## START
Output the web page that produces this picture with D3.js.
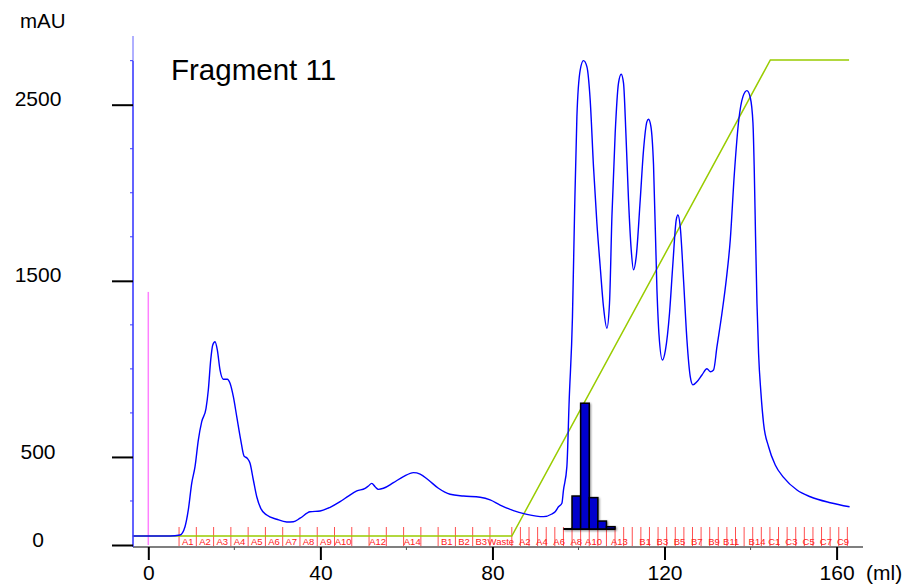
<!DOCTYPE html>
<html>
<head>
<meta charset="utf-8">
<script src="https://cdn.jsdelivr.net/npm/d3@7"></script>
<style>
  html, body { margin: 0; padding: 0; background: #fff; }
  svg { display: block; font-family: "Liberation Sans", Arial, sans-serif; }
</style>
</head>
<body>
<svg id="chart" width="903" height="585"></svg>
<script>
// ---------------- data ----------------
const title = "Fragment 11";
const yUnit = "mAU";
const xUnit = "(ml)";
const xTickValues = [0, 40, 80, 120, 160];
const xMinorTicks = [20, 60, 100, 140];
const yTickValues = [0, 500, 1500, 2500];
const yMinorTicks = [250, 750, 1000, 1250, 1750, 2000, 2250, 2750];

// UV trace: volume (ml) and absorbance (mAU)
const uvVolume = [-3.6, 5.05, 7.37, 8.53, 9.30, 10.09, 10.86, 11.63, 12.42, 13.42, 13.95, 14.51, 14.98, 15.51, 16.05, 16.67, 17.44, 18.37, 19.0, 19.77, 20.56, 21.49, 22.26, 23.02, 23.65, 24.42, 25.21, 26.14, 27.53, 29.86, 32.19, 33.72, 35.28, 37.60, 39.93, 42.26, 44.58, 46.51, 48.47, 50.40, 51.16, 51.95, 52.72, 53.49, 54.65, 56.98, 59.30, 61.63, 63.19, 65.12, 67.44, 70.16, 73.26, 77.14, 79.47, 81.79, 84.88, 88.0, 91.86, 93.81, 94.58, 95.35, 96.14, 96.51, 97.30, 97.84, 98.60, 99.07, 99.63, 100.40, 101.16, 101.95, 102.72, 103.49, 104.28, 105.05, 105.81, 106.60, 107.21, 107.77, 108.53, 109.30, 109.93, 110.47, 111.02, 111.63, 112.26, 112.79, 113.42, 114.35, 115.12, 115.91, 116.28, 116.84, 117.44, 118.24, 118.72, 119.51, 120.21, 121.16, 121.95, 122.72, 123.12, 123.65, 124.42, 125.21, 125.98, 126.60, 127.53, 128.70, 129.86, 130.63, 131.40, 132.19, 133.35, 134.35, 135.28, 136.21, 137.26, 138.23, 139.16, 139.93, 140.56, 140.86, 141.16, 141.49, 141.86, 142.42, 143.02, 144.19, 145.74, 147.67, 150.79, 153.88, 158.53, 163.02];
const uvAbsorbance = [51, 51, 57, 104, 199, 350, 445, 596, 700, 776, 880, 1051, 1136, 1154, 1107, 994, 941, 941, 918, 842, 729, 596, 505, 492, 464, 369, 274, 208, 170, 146, 131, 132, 152, 189, 193, 214, 246, 278, 307, 322, 335, 350, 331, 316, 322, 354, 388, 411, 403, 369, 322, 288, 278, 271, 256, 227, 195, 174, 161, 176, 189, 217, 237, 312, 445, 823, 1296, 1864, 2432, 2697, 2750, 2716, 2527, 2148, 1827, 1580, 1353, 1231, 1373, 1864, 2338, 2622, 2673, 2622, 2338, 1959, 1675, 1562, 1637, 1959, 2243, 2404, 2417, 2375, 2160, 1447, 1192, 1050, 1107, 1316, 1600, 1846, 1874, 1807, 1505, 1164, 956, 909, 927, 965, 1001, 984, 994, 1126, 1316, 1505, 1732, 2101, 2413, 2546, 2580, 2541, 2395, 2129, 1751, 1373, 1089, 861, 691, 558, 454, 384, 312, 274, 240, 217];

// gradient (% B)
const gradVolume = [-3.6, 84.5, 144.6, 162.9];
const gradPercent = [0, 0, 100, 100];

// injection mark
const injectVolume = 0;
const injectHeight = 1437;

// fractions, first collection (4 ml)
const frac1Start = 7.15;
const frac1Size = 4.015;
const frac1Labels = ["A1","A2","A3","A4","A5","A6","A7","A8","A9","A10","","A12","","A14","","B1","B2","B3"];
const wasteLabel = "Waste";
// fractions, second collection (2 ml)
const frac2Start = 84.5;
const frac2Size = 2.0;
const frac2Labels = ["","A2","","A4","","A6","","A8","","A10","","","A13","","","B1","","B3","","B5","","B7","","B9","","B11","","","B14","","C1","","C3","","C5","","C7","","C9"];

// fraction analysis bars (second collection, fractions A7..A12)
const barFractionIndex = [6, 7, 8, 9, 10, 11];
const barValues = [0, 187, 714, 178, 45, 13];
const barBase = 91;

// ---------------- drawing ----------------
const svg = d3.select("#chart");
const x = d3.scaleLinear().domain([0, 160]).range([148.3, 836.6]);
const y = d3.scaleLinear().domain([0, 2500]).range([545, 104.7]);
const yGrad = d3.scaleLinear().domain([0, 100]).range([536, 60]);

const defs = svg.append("defs");
const f = defs.append("filter").attr("id", "shadow").attr("x", "-30%").attr("y", "-30%").attr("width", "160%").attr("height", "160%");
f.append("feGaussianBlur").attr("in", "SourceAlpha").attr("stdDeviation", 1.2).attr("result", "b");
f.append("feOffset").attr("in", "b").attr("dx", 1).attr("dy", 1).attr("result", "o");
f.append("feComponentTransfer").attr("in", "o").attr("result", "o2")
  .append("feFuncA").attr("type", "linear").attr("slope", 0.45);
const fm = f.append("feMerge");
fm.append("feMergeNode").attr("in", "o2");
fm.append("feMergeNode").attr("in", "SourceGraphic");

// fraction ticks & labels
const fracG = svg.append("g");
const frac1Bounds = d3.range(frac1Labels.length + 1).map(i => frac1Start + i * frac1Size);
const frac2Bounds = d3.range(frac2Labels.length + 1).map(i => frac2Start + i * frac2Size);
const allBounds = frac1Bounds.concat(frac2Bounds);
fracG.selectAll("line.ft").data(allBounds).join("line")
  .attr("x1", d => x(d)).attr("x2", d => x(d))
  .attr("y1", 527).attr("y2", 546)
  .attr("stroke", "#ff3030").attr("stroke-opacity", 0.85).attr("stroke-width", 1);
const labelData = frac1Labels.map((l, i) => ({l, c: frac1Start + (i + 0.5) * frac1Size}))
  .concat([{l: wasteLabel, c: (frac1Bounds[frac1Bounds.length - 1] + frac2Start) / 2}])
  .concat(frac2Labels.map((l, i) => ({l, c: frac2Start + (i + 0.5) * frac2Size})))
  .filter(d => d.l !== "");
fracG.selectAll("text").data(labelData).join("text")
  .attr("x", d => x(d.c)).attr("y", 545)
  .attr("text-anchor", "middle")
  .attr("font-size", 9.5).attr("fill", "#ff2020")
  .text(d => d.l);

// injection line
svg.append("line")
  .attr("x1", x(injectVolume)).attr("x2", x(injectVolume))
  .attr("y1", y(injectHeight)).attr("y2", y(0))
  .attr("stroke", "#ff80ff").attr("stroke-width", 1.5);

// gradient line
const gradData = gradVolume.map((v, i) => [v, gradPercent[i]]);
svg.append("path")
  .datum(gradData)
  .attr("fill", "none").attr("stroke", "#99cc00").attr("stroke-width", 1.5)
  .attr("d", d3.line().x(d => x(d[0])).y(d => yGrad(d[1])));

// bars
const barG = svg.append("g").attr("filter", "url(#shadow)");
const bx0 = frac2Start + barFractionIndex[0] * frac2Size;
const bx1 = frac2Start + (barFractionIndex[barFractionIndex.length - 1] + 1) * frac2Size;
barG.append("line").attr("x1", x(bx0)).attr("x2", x(bx1))
  .attr("y1", y(barBase)).attr("y2", y(barBase))
  .attr("stroke", "#000").attr("stroke-width", 2);
barG.selectAll("rect").data(barFractionIndex.map((fi, i) => ({fi, v: barValues[i]})).filter(d => d.v > 0))
  .join("rect")
  .attr("x", d => x(frac2Start + d.fi * frac2Size))
  .attr("width", d => x(frac2Start + (d.fi + 1) * frac2Size) - x(frac2Start + d.fi * frac2Size))
  .attr("y", d => y(barBase + d.v))
  .attr("height", d => y(barBase) - y(barBase + d.v))
  .attr("fill", "#0000cc").attr("stroke", "#000").attr("stroke-width", 1.5);

// UV curve
const uvData = uvVolume.map((v, i) => [v, uvAbsorbance[i]]);
svg.append("path")
  .datum(uvData)
  .attr("fill", "none").attr("stroke", "#0000ff").attr("stroke-width", 1.4)
  .attr("d", d3.line().x(d => x(d[0])).y(d => y(d[1])).curve(d3.curveMonotoneX));

// x axis
svg.append("line").attr("x1", 133).attr("x2", 863).attr("y1", 547).attr("y2", 547)
  .attr("stroke", "#555").attr("stroke-width", 1.5);
const xAxis = svg.append("g").attr("transform", "translate(0,547)")
  .call(d3.axisBottom(x).tickValues(xTickValues).tickSize(13).tickFormat(d3.format("d")));
xAxis.select(".domain").remove();
xAxis.selectAll(".tick line").attr("stroke", "#000").attr("stroke-width", 2);
xAxis.selectAll(".tick text").attr("y", 33).attr("dy", 0)
  .attr("font-size", 21).attr("fill", "#000")
  .attr("font-family", "'Liberation Sans', Arial, sans-serif");
svg.append("g").selectAll("line").data(xMinorTicks).join("line")
  .attr("x1", d => x(d)).attr("x2", d => x(d)).attr("y1", 547).attr("y2", 550)
  .attr("stroke", "#555").attr("stroke-width", 1);
svg.append("text").attr("x", 866).attr("y", 580).attr("font-size", 21).text(xUnit);

// y axis
svg.append("line").attr("x1", 133).attr("x2", 133).attr("y1", 36).attr("y2", 61)
  .attr("stroke", "#6060ff").attr("stroke-width", 1);
svg.append("line").attr("x1", 133).attr("x2", 133).attr("y1", 61).attr("y2", 547)
  .attr("stroke", "#3c3cff").attr("stroke-width", 1.6);
svg.append("g").selectAll("line").data(yMinorTicks).join("line")
  .attr("x1", 130).attr("x2", 133).attr("y1", d => y(d)).attr("y2", d => y(d))
  .attr("stroke", "#3c3cff").attr("stroke-width", 1);
const yAxis = svg.append("g").attr("transform", "translate(133,0)")
  .call(d3.axisLeft(y).tickValues(yTickValues).tickSize(21).tickFormat(d3.format("d")));
yAxis.select(".domain").remove();
yAxis.selectAll(".tick line").attr("stroke", "#000").attr("stroke-width", 2);
yAxis.selectAll(".tick text").attr("x", -95).attr("dy", "0.05em")
  .attr("text-anchor", "middle")
  .attr("font-size", 21).attr("fill", "#000")
  .attr("font-family", "'Liberation Sans', Arial, sans-serif");
svg.append("text").attr("x", 20).attr("y", 28).attr("font-size", 20.5).text(yUnit);

// title
svg.append("text").attr("x", 171).attr("y", 80).attr("font-size", 29.5).text(title);
</script>
</body>
</html>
## END
Leave the pictures out and reproduce exactly the lines from the top of the listing above through the line with "2000, 2250, 2750];".

Output the web page that produces this picture with D3.js.
<!DOCTYPE html>
<html>
<head>
<meta charset="utf-8">
<script src="https://cdn.jsdelivr.net/npm/d3@7"></script>
<style>
  html, body { margin: 0; padding: 0; background: #fff; }
  svg { display: block; font-family: "Liberation Sans", Arial, sans-serif; }
</style>
</head>
<body>
<svg id="chart" width="903" height="585"></svg>
<script>
// ---------------- data ----------------
const title = "Fragment 11";
const yUnit = "mAU";
const xUnit = "(ml)";
const xTickValues = [0, 40, 80, 120, 160];
const xMinorTicks = [20, 60, 100, 140];
const yTickValues = [0, 500, 1500, 2500];
const yMinorTicks = [250, 750, 1000, 1250, 1750, 2000, 2250, 2750];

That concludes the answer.